Thirdly, for the reasons already given, this case involved a strong claim to freedom of expression in the public interest, against which there was, in the balance and, at best, a tenuous claim to privacy. Realistically, there was, at the least, a very real likelihood that Mr. Hutcheson would fail at trial. Against this background, the manner in which Eady J struck the balance (at [42] of the judgment) is, to my mind, unexceptionable; so too was his conclusion as to s.12(3), HRA. For my part, I agree with these conclusions of Eady J but, as already underlined, it suffices that these were conclusions to which he was amply entitled to come. There is an important distinction between the desire to keep information private and invoking the full panoply of the Court’s jurisdiction in order to do so. It is and should remain a strong thing to impose a prior restraint on publication. Accordingly, I was of the view that this appeal should be dismissed.

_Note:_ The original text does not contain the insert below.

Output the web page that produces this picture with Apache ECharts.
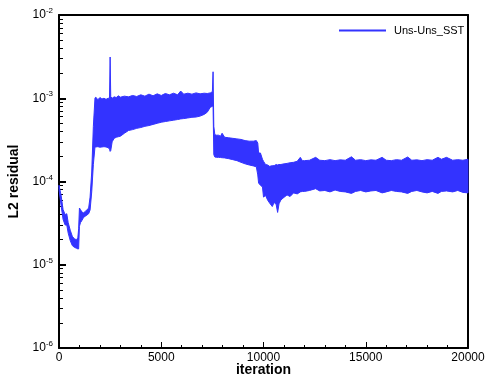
<!DOCTYPE html>
<html>
<head>
<meta charset="utf-8">
<script src="https://cdn.jsdelivr.net/npm/echarts@6/dist/echarts.min.js"></script>
<style>
html,body{margin:0;padding:0;background:#fff;}
#chart{width:488px;height:379px;}
</style>
</head>
<body>
<div id="chart"></div>
<script>
// Iteration samples along the residual history
const iterations = [
  0, 100, 200, 300, 380, 450, 550, 650, 750, 850, 920, 960, 1000, 1050, 1120, 1200, 1300, 1450, 1520, 1600, 1680, 1760,
  1800, 1900, 2000, 2100, 2200, 2300, 2400, 2470, 2500, 2530, 2600, 2700, 2800, 2900, 3000, 3200, 3400, 3600, 3800,
  4000, 4200, 4400, 4600, 4800, 5000, 5200, 5400, 5600, 5800, 5950, 6100, 6300, 6500, 6700, 6900, 7100, 7250, 7400, 7500, 7534,
  7570, 7620, 7700, 7800, 7900, 7975, 8100, 8300, 8500, 8700, 8900, 9100, 9300, 9500, 9650,
  9720, 9760, 9850, 9950, 10000, 10100, 10200, 10300, 10430, 10520, 10620, 10690, 10760, 10850, 10950, 11150, 11300, 11470, 11650, 11800, 11900,
  12000, 12250, 12550, 12750, 13000, 13250, 13500, 13750, 14000, 14300, 14500, 14750, 15000, 15250, 15500, 15800, 16000,
  16250, 16500, 16750, 17050, 17250, 17500, 17750, 18000, 18250, 18530, 18700, 18950, 19250, 19500, 19750, 20000
];
// Upper envelope of the oscillating L2 residual
const residualUpper = [
  9.0e-5, 6.9e-5, 4.6e-5, 4.0e-5, 4.1e-5, 3.2e-5, 2.6e-5, 2.2e-5, 2.05e-5, 2.0e-5, 2.1e-5, 2.7e-5, 4.8e-5, 4.6e-5, 4.3e-5, 4.2e-5, 4.4e-5, 4.8e-5, 6.5e-5, 1.3e-4, 4.6e-4, 1.01e-3,
  1.03e-3, 9.6e-4, 1.02e-3, 9.8e-4, 1.0e-3, 9.7e-4, 1.0e-3, 1.0e-3, 3.13e-3, 1.05e-3, 1.0e-3, 1.04e-3, 1.02e-3, 1.07e-3, 1.03e-3, 1.06e-3, 1.04e-3, 1.08e-3, 1.05e-3,
  1.1e-3, 1.06e-3, 1.12e-3, 1.07e-3, 1.13e-3, 1.08e-3, 1.14e-3, 1.1e-3, 1.15e-3, 1.1e-3, 1.22e-3, 1.12e-3, 1.15e-3, 1.12e-3, 1.16e-3, 1.13e-3, 1.15e-3, 1.14e-3, 1.16e-3, 1.2e-3, 2.08e-3,
  4.6e-4, 3.65e-4, 3.6e-4, 3.6e-4, 3.5e-4, 3.8e-4, 3.4e-4, 3.35e-4, 3.3e-4, 3.25e-4, 3.2e-4, 3.1e-4, 3.05e-4, 3.05e-4, 3.1e-4,
  2.9e-4, 2.2e-4, 2.2e-4, 1.85e-4, 1.75e-4, 1.6e-4, 1.58e-4, 1.52e-4, 1.55e-4, 1.55e-4, 1.6e-4, 1.58e-4, 1.6e-4, 1.6e-4, 1.62e-4, 1.65e-4, 1.68e-4, 1.7e-4, 1.75e-4, 1.95e-4, 1.78e-4,
  1.78e-4, 1.8e-4, 1.95e-4, 1.8e-4, 1.78e-4, 1.83e-4, 1.78e-4, 1.82e-4, 1.8e-4, 1.98e-4, 1.8e-4, 1.83e-4, 1.78e-4, 1.82e-4, 1.8e-4, 1.95e-4, 1.8e-4,
  1.78e-4, 1.83e-4, 1.8e-4, 1.97e-4, 1.8e-4, 1.82e-4, 1.78e-4, 1.83e-4, 1.8e-4, 1.95e-4, 1.85e-4, 1.95e-4, 1.8e-4, 1.83e-4, 1.8e-4, 1.85e-4
];
// Lower envelope of the oscillating L2 residual
const residualLower = [
  8.0e-5, 5.2e-5, 3.5e-5, 3.0e-5, 3.0e-5, 2.4e-5, 1.95e-5, 1.7e-5, 1.62e-5, 1.58e-5, 1.55e-5, 1.55e-5, 2.9e-5, 3.2e-5, 3.4e-5, 3.7e-5, 3.85e-5, 4.1e-5, 4.55e-5, 7.5e-5, 1.6e-4, 2.6e-4,
  2.6e-4, 2.62e-4, 2.58e-4, 2.6e-4, 2.62e-4, 2.6e-4, 2.55e-4, 2.45e-4, 2.3e-4, 2.35e-4, 3.0e-4, 3.3e-4, 3.4e-4, 3.45e-4, 3.5e-4, 3.8e-4, 4.1e-4, 4.2e-4, 4.35e-4,
  4.45e-4, 4.6e-4, 4.7e-4, 4.85e-4, 5.0e-4, 5.15e-4, 5.25e-4, 5.35e-4, 5.45e-4, 5.55e-4, 5.65e-4, 5.7e-4, 5.8e-4, 5.9e-4, 5.95e-4, 6.1e-4, 6.4e-4, 6.8e-4, 7.8e-4, 8.0e-4, 8.0e-4,
  2.1e-4, 1.97e-4, 1.95e-4, 1.95e-4, 1.94e-4, 1.93e-4, 1.92e-4, 1.88e-4, 1.83e-4, 1.78e-4, 1.7e-4, 1.63e-4, 1.58e-4, 1.54e-4, 1.5e-4,
  1.2e-4, 9.6e-5, 9.0e-5, 8.6e-5, 6.5e-5, 6.8e-5, 6.0e-5, 5.5e-5, 5.0e-5, 5.6e-5, 5.3e-5, 4.25e-5, 5.4e-5, 6.0e-5, 6.3e-5, 6.9e-5, 6.6e-5, 7.3e-5, 7.1e-5, 7.5e-5, 7.6e-5,
  7.6e-5, 7.8e-5, 8.2e-5, 7.7e-5, 7.8e-5, 7.5e-5, 7.9e-5, 7.6e-5, 7.5e-5, 7.2e-5, 7.6e-5, 7.8e-5, 7.5e-5, 7.7e-5, 7.8e-5, 7.3e-5, 7.5e-5,
  7.8e-5, 7.6e-5, 7.5e-5, 7.2e-5, 7.6e-5, 7.8e-5, 7.5e-5, 7.3e-5, 7.6e-5, 7.2e-5, 7.6e-5, 7.7e-5, 7.5e-5, 7.8e-5, 7.4e-5, 7.3e-5
];
const yMinorTicks = [
  2e-6,3e-6,4e-6,5e-6,6e-6,7e-6,8e-6,9e-6,
  2e-5,3e-5,4e-5,5e-5,6e-5,7e-5,8e-5,9e-5,
  2e-4,3e-4,4e-4,5e-4,6e-4,7e-4,8e-4,9e-4,
  2e-3,3e-3,4e-3,5e-3,6e-3,7e-3,8e-3,9e-3
];
const seriesName = 'Uns-Uns_SST';
const xAxisName = 'iteration';
const yAxisName = 'L2 residual';

const BLUE = '#3333ff';
const FONT = '"Liberation Sans", Arial, Helvetica, sans-serif';

// one data row per sample: [iteration, lower, upper]
const bandData = iterations.map((x, i) => [x, residualLower[i], residualUpper[i]]);

function renderBand(params, api) {
  if (params.dataIndexInside !== 0) return null;
  const pts = [];
  for (let i = 0; i < iterations.length; i++) pts.push(api.coord([iterations[i], residualUpper[i]]));
  for (let i = iterations.length - 1; i >= 0; i--) pts.push(api.coord([iterations[i], residualLower[i]]));
  return {
    type: 'polygon',
    shape: {points: pts},
    style: {fill: BLUE, stroke: BLUE, lineWidth: 1}
  };
}

const chart = echarts.init(document.getElementById('chart'));
chart.setOption({
  animation: false,
  grid: {left: 59, right: 20, top: 15, bottom: 31, outerBoundsMode: 'none'},
  legend: {
    data: [{name: seriesName, itemStyle: {color: BLUE}}],
    left: 339, top: 25, padding: 0,
    icon: 'rect', itemWidth: 47, itemHeight: 2,
    textStyle: {fontFamily: FONT, fontSize: 11, color: '#000', padding: [0, 0, 0, 3]}
  },
  xAxis: [{
    type: 'value', min: 0, max: 20000, interval: 5000,
    name: xAxisName, nameLocation: 'middle', nameGap: 15, nameMoveOverlap: false,
    nameTextStyle: {fontFamily: FONT, fontSize: 14, fontWeight: 'bold', color: '#000'},
    axisLine: {show: true, onZero: false, lineStyle: {color: '#000', width: 2}},
    axisTick: {show: true, inside: true, length: 6, lineStyle: {color: '#000', width: 1}},
    minorTick: {show: true, splitNumber: 5, length: 3, lineStyle: {color: '#000', width: 1}},
    axisLabel: {fontFamily: FONT, fontSize: 12, color: '#000', margin: 4, formatter: v => String(v)},
    splitLine: {show: false}
  }, {
    type: 'value', min: 0, max: 20000, position: 'top',
    axisLine: {show: true, onZero: false, lineStyle: {color: '#000', width: 2}},
    axisTick: {show: false}, axisLabel: {show: false}, splitLine: {show: false}
  }],
  yAxis: [{
    type: 'log', logBase: 10, min: 1e-6, max: 1e-2,
    name: yAxisName, nameLocation: 'middle', nameGap: 38, nameMoveOverlap: false,
    nameTextStyle: {fontFamily: FONT, fontSize: 14, fontWeight: 'bold', color: '#000'},
    axisLine: {show: true, onZero: false, lineStyle: {color: '#000', width: 2}},
    axisTick: {show: true, inside: true, length: 7, lineStyle: {color: '#000', width: 2}},
    axisLabel: {
      margin: 6, color: '#000',
      formatter: function (v) {
        const e = Math.round(Math.log10(v));
        return '{b|10}{s|' + e + '}';
      },
      rich: {
        b: {fontFamily: FONT, fontSize: 12, color: '#000'},
        s: {fontFamily: FONT, fontSize: 8, color: '#000', verticalAlign: 'top', padding: [0, 0, 8, 0]}
      }
    },
    splitLine: {show: false}
  }, {
    type: 'log', logBase: 10, min: 1e-6, max: 1e-2, position: 'left',
    axisLine: {show: false},
    axisTick: {show: true, inside: true, length: 4, customValues: yMinorTicks, lineStyle: {color: '#000', width: 1}},
    axisLabel: {show: false},
    splitLine: {show: false}
  }, {
    type: 'log', logBase: 10, min: 1e-6, max: 1e-2, position: 'right',
    axisLine: {show: true, onZero: false, lineStyle: {color: '#000', width: 2}},
    axisTick: {show: false}, axisLabel: {show: false}, splitLine: {show: false}
  }],
  series: [{
    name: seriesName, type: 'custom', data: bandData,
    xAxisIndex: 0, yAxisIndex: 0,
    encode: {x: 0, y: [1, 2]},
    renderItem: renderBand,
    itemStyle: {color: BLUE}
  }]
});
</script>
</body>
</html>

For completeness, I record that Ms Page advanced further arguments pursuant to her Respondent’s Notice, going to “responsible journalism” and the allegation that the nub of this claim involved an attempt by Mr. Hutcheson to protect his reputation. It is unnecessary to express any views on these submissions and I do not do so.
LORD JUSTICE ETHERTON:
I agree with Gross LJ that, even if the information which Mr Hutcheson seeks to restrain NGN from publishing is in principle protected by Art. 8 (which it is not necessary to decide), the appeal should nevertheless be dismissed. It should be dismissed because, for the reasons so clearly and cogently articulated by Gross LJ in paragraphs [45] to [48] of his judgment, Eady J was correct in his conclusions that it was neither necessary nor proportionate to restrain NGN’s freedom of expression and that Mr Hutcheson failed to satisfy the test in the HRA s. 12(3), or at any event those were conclusions which Eady J was entitled to reach.
THE MASTER OF THE ROLLS:
For the reasons given by Gross LJ, I would also dismiss this appeal.